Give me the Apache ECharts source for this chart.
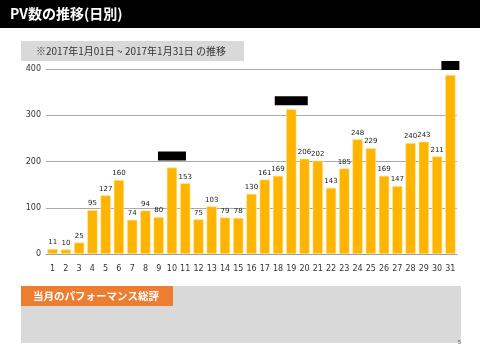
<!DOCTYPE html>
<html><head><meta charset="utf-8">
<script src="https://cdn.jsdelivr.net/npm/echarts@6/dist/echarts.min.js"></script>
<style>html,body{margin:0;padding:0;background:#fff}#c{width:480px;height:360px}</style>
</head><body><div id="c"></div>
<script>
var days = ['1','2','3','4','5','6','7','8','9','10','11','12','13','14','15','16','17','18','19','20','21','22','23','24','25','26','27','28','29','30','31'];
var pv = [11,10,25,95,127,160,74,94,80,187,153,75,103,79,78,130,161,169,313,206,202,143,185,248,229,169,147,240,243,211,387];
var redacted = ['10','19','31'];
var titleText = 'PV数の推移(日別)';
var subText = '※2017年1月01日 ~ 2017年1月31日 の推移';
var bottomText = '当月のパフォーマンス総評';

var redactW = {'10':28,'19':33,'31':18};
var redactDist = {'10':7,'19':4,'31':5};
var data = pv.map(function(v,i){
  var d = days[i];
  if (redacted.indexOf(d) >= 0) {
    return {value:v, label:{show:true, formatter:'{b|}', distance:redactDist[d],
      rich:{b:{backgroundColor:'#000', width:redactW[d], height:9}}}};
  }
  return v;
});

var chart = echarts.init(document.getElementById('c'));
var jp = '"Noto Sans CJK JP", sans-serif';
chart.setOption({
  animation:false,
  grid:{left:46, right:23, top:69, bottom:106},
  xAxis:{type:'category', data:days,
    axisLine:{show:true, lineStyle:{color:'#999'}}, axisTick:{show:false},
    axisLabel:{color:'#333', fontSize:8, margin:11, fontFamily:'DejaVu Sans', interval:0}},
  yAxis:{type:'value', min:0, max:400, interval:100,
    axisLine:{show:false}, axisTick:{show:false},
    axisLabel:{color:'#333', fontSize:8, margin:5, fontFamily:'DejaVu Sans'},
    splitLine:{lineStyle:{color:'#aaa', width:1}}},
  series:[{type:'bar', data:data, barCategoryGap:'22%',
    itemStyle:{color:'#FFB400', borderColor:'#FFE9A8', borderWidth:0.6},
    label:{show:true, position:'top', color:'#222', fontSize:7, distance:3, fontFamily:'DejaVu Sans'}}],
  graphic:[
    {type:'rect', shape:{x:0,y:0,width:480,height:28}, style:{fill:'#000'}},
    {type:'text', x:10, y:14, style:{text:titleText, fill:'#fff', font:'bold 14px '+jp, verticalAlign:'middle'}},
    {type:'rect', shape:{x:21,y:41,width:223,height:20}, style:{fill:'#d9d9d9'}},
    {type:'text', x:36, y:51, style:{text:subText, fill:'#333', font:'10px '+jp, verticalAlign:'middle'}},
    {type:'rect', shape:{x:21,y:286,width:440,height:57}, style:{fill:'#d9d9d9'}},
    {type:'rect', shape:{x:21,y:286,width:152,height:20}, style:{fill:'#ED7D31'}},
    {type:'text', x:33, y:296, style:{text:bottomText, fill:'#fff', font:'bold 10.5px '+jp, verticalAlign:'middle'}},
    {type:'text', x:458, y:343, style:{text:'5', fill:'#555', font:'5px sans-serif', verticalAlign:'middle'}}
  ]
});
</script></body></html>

━━━━━━━━

*TASK DESCRIPTION:* Except for the pictures, give all the material above again verbatim.

*RESULT OF THE TASK:*
Give me the Apache ECharts source for this chart.
<!DOCTYPE html>
<html><head><meta charset="utf-8">
<script src="https://cdn.jsdelivr.net/npm/echarts@6/dist/echarts.min.js"></script>
<style>html,body{margin:0;padding:0;background:#fff}#c{width:480px;height:360px}</style>
</head><body><div id="c"></div>
<script>
var days = ['1','2','3','4','5','6','7','8','9','10','11','12','13','14','15','16','17','18','19','20','21','22','23','24','25','26','27','28','29','30','31'];
var pv = [11,10,25,95,127,160,74,94,80,187,153,75,103,79,78,130,161,169,313,206,202,143,185,248,229,169,147,240,243,211,387];
var redacted = ['10','19','31'];
var titleText = 'PV数の推移(日別)';
var subText = '※2017年1月01日 ~ 2017年1月31日 の推移';
var bottomText = '当月のパフォーマンス総評';

var redactW = {'10':28,'19':33,'31':18};
var redactDist = {'10':7,'19':4,'31':5};
var data = pv.map(function(v,i){
  var d = days[i];
  if (redacted.indexOf(d) >= 0) {
    return {value:v, label:{show:true, formatter:'{b|}', distance:redactDist[d],
      rich:{b:{backgroundColor:'#000', width:redactW[d], height:9}}}};
  }
  return v;
});

var chart = echarts.init(document.getElementById('c'));
var jp = '"Noto Sans CJK JP", sans-serif';
chart.setOption({
  animation:false,
  grid:{left:46, right:23, top:69, bottom:106},
  xAxis:{type:'category', data:days,
    axisLine:{show:true, lineStyle:{color:'#999'}}, axisTick:{show:false},
    axisLabel:{color:'#333', fontSize:8, margin:11, fontFamily:'DejaVu Sans', interval:0}},
  yAxis:{type:'value', min:0, max:400, interval:100,
    axisLine:{show:false}, axisTick:{show:false},
    axisLabel:{color:'#333', fontSize:8, margin:5, fontFamily:'DejaVu Sans'},
    splitLine:{lineStyle:{color:'#aaa', width:1}}},
  series:[{type:'bar', data:data, barCategoryGap:'22%',
    itemStyle:{color:'#FFB400', borderColor:'#FFE9A8', borderWidth:0.6},
    label:{show:true, position:'top', color:'#222', fontSize:7, distance:3, fontFamily:'DejaVu Sans'}}],
  graphic:[
    {type:'rect', shape:{x:0,y:0,width:480,height:28}, style:{fill:'#000'}},
    {type:'text', x:10, y:14, style:{text:titleText, fill:'#fff', font:'bold 14px '+jp, verticalAlign:'middle'}},
    {type:'rect', shape:{x:21,y:41,width:223,height:20}, style:{fill:'#d9d9d9'}},
    {type:'text', x:36, y:51, style:{text:subText, fill:'#333', font:'10px '+jp, verticalAlign:'middle'}},
    {type:'rect', shape:{x:21,y:286,width:440,height:57}, style:{fill:'#d9d9d9'}},
    {type:'rect', shape:{x:21,y:286,width:152,height:20}, style:{fill:'#ED7D31'}},
    {type:'text', x:33, y:296, style:{text:bottomText, fill:'#fff', font:'bold 10.5px '+jp, verticalAlign:'middle'}},
    {type:'text', x:458, y:343, style:{text:'5', fill:'#555', font:'5px sans-serif', verticalAlign:'middle'}}
  ]
});
</script></body></html>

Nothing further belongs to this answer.